Grafana Labs, at its online ObservabilityCON conference today, unveiled a distributed tracing platform dubbed Grafana Tempo that makes it possible to leverage existing object storage platforms and services to analyze traces.
At the same time, Grafana Labs announced version 2.0 of Loki, which normalizes different structured, unstructured or JSON log formats in a way that allows DevOps teams to extract additional labels as well as enable additional filtering and grouping. IT teams are also not required to define labels in advance and store those labels in the database.

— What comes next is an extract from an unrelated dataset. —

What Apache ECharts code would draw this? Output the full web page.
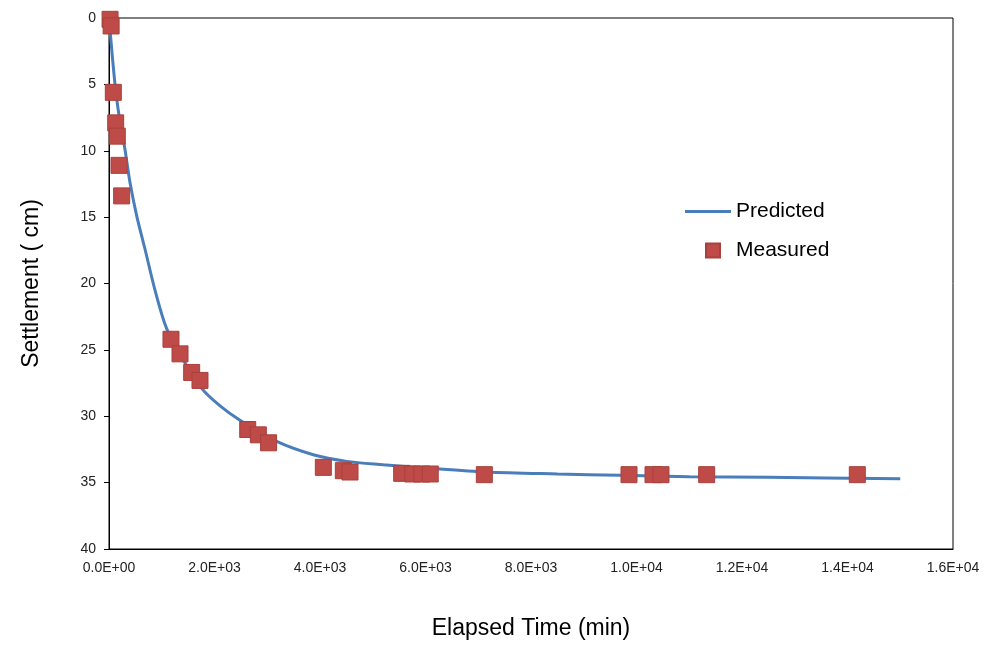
<!DOCTYPE html>
<html>
<head>
<meta charset="utf-8">
<script src="https://cdn.jsdelivr.net/npm/echarts@6/dist/echarts.min.js"></script>
<style>
  html, body { margin: 0; padding: 0; background: #fff; }
  #chart { width: 987px; height: 645px; }
</style>
</head>
<body>
<div id="chart"></div>
<script>
var dom = document.getElementById("chart");
var myChart = echarts.init(dom);

// measured settlement (time in min, settlement in cm)
var measuredTime = [20, 40, 82, 127, 157, 190, 240, 1175, 1346, 1567, 1725, 2630, 2831, 3025,
    4063, 4442, 4569, 5548, 5760, 5930, 6090, 7115, 9858, 10313, 10464, 11330, 14186];
var measuredSettle = [0.1, 0.6, 5.6, 7.9, 8.9, 11.1, 13.4, 24.2, 25.3, 26.7, 27.3, 31.0, 31.4, 32.0,
    33.85, 34.1, 34.2, 34.3, 34.35, 34.35, 34.35, 34.4, 34.4, 34.4, 34.4, 34.4, 34.4];

// predicted curve
var predTime = [0, 114, 200, 303, 398, 525, 682, 872, 1093, 1400, 1757, 2100, 2483, 3179,
    3873, 4506, 5200, 6023, 7160, 8500, 9687, 11000, 12500, 15000];
var predSettle = [0, 5.0, 7.6, 9.9, 12.4, 14.9, 17.4, 20.5, 23.4, 25.7, 27.9, 29.2, 30.3, 31.9,
    32.9, 33.4, 33.65, 33.9, 34.2, 34.35, 34.45, 34.55, 34.6, 34.7];

var xTicks = { min: 0, max: 16000, interval: 2000 };
var yTicks = { min: 0, max: 40, interval: 5 };

function sci(v) {
    if (v === 0) return '0.0E+00';
    var e = Math.floor(Math.log10(v));
    var m = v / Math.pow(10, e);
    return m.toFixed(1) + 'E+' + (e < 10 ? '0' : '') + e;
}

function pairs(a, b) {
    return a.map(function (v, i) { return [v, b[i]]; });
}

var font = 'Liberation Sans, Arial, sans-serif';
var legendText = { fontSize: 21, color: '#000', fontFamily: font };

var option = {
    animation: false,
    textStyle: { fontFamily: font },
    grid: {
        left: 109, right: 34, top: 18, bottom: 95,
        show: true, borderColor: '#000', borderWidth: 1
    },
    legend: [{
        left: 680, top: 196,
        icon: 'rect',
        itemWidth: 46, itemHeight: 3,
        textStyle: legendText,
        data: ['Predicted']
    }, {
        left: 700, top: 235,
        icon: 'rect',
        itemWidth: 14, itemHeight: 14,
        textStyle: Object.assign({ padding: [0, 0, 0, 11] }, legendText),
        data: ['Measured']
    }],
    xAxis: {
        type: 'value',
        min: xTicks.min, max: xTicks.max, interval: xTicks.interval,
        name: 'Elapsed Time (min)',
        nameLocation: 'middle', nameGap: 68,
        nameTextStyle: { fontSize: 23, color: '#000' },
        axisLine: { onZero: false, lineStyle: { color: '#000' } },
        axisTick: { show: false },
        axisLabel: { fontSize: 14, color: '#222', margin: 12, formatter: sci },
        splitLine: { show: false }
    },
    yAxis: {
        type: 'value', inverse: true,
        min: yTicks.min, max: yTicks.max, interval: yTicks.interval,
        name: 'Settlement ( cm)',
        nameLocation: 'middle', nameGap: 66,
        nameTextStyle: { fontSize: 23, color: '#000' },
        axisLine: { show: true, onZero: false, lineStyle: { color: '#000' } },
        axisTick: { show: true, length: 5, lineStyle: { color: '#000' } },
        axisLabel: { fontSize: 14, color: '#222', margin: 13 },
        splitLine: { show: false }
    },
    series: [{
        name: 'Predicted',
        type: 'line',
        smooth: 0.3,
        symbol: 'none',
        lineStyle: { color: '#4A7EBB', width: 3 },
        itemStyle: { color: '#4A7EBB' },
        z: 2,
        data: pairs(predTime, predSettle)
    }, {
        name: 'Measured',
        type: 'scatter',
        symbol: 'rect',
        symbolSize: 16,
        itemStyle: { color: '#BE4B48', borderColor: '#A8403D', borderWidth: 1, opacity: 1 },
        z: 3,
        data: pairs(measuredTime, measuredSettle)
    }]
};

if (option && typeof option === 'object') {
    myChart.setOption(option);
}
</script>
</body>
</html>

A Loki 2.0 query can also be used to directly generate an alert statement using a new distributed rules evaluation engine. Previously, Loki would have to have been configured as a Prometheus data source, which then would allow the distributed instance of Prometheus, dubbed Grafana, to generate alerts.
Tom Wilkie, vice president of product for Grafana Labs, says Loki 2.0 also serves to make the database employed to observe events in real-time smaller, resulting in faster queries. The result is an approach to analyzing log data that is significantly less expensive than legacy platforms, he said, noting DevOps teams should expect to see Grafana Labs also use Loki to address security use cases.
Wilkie said both Loki and Grafana Tempo are intended to reduce the barriers to achieving observability in a way that doesn’t require nearly as much time, effort and skills on the part of a DevOps team. Grafana Tempo supports the same Tempo data discovery engine employed by Loki and the open source Prometheus monitoring platform and the Grafana platform built on top of Prometheus. That level of integration makes it easier for IT teams to narrow in on a specific trace using open source tracing protocols such as Jaeger, Zipkin and OpenTelemetry. Users of the platform can jump from log to trace and back again easily, he said.
There is also no need to set up and maintain a separate index that IT teams must maintain, Wilkie added. In addition, Tempo is compatible with object storage systems commonly found on cloud services, so the total cost of achieving observability drops significantly compared to platforms that rely on a proprietary database, he said.
Despite observability being a core tenet of DevOps, it remains an elusive goal for most IT organizations. There is no shortage of tools for monitoring individual applications and systems, but aggregating all the data the tools generate into actionable intelligence requires a significant amount of time and effort. Loki makes it much easier to analyze the relevant logs at the right time in a way the average IT administrator can navigate without having to become a superuser of more complex platform, said Wilkie.
It’s too early to say how the observability wars will play out. The good news from an IT perspective is at least now there is no shortage of options.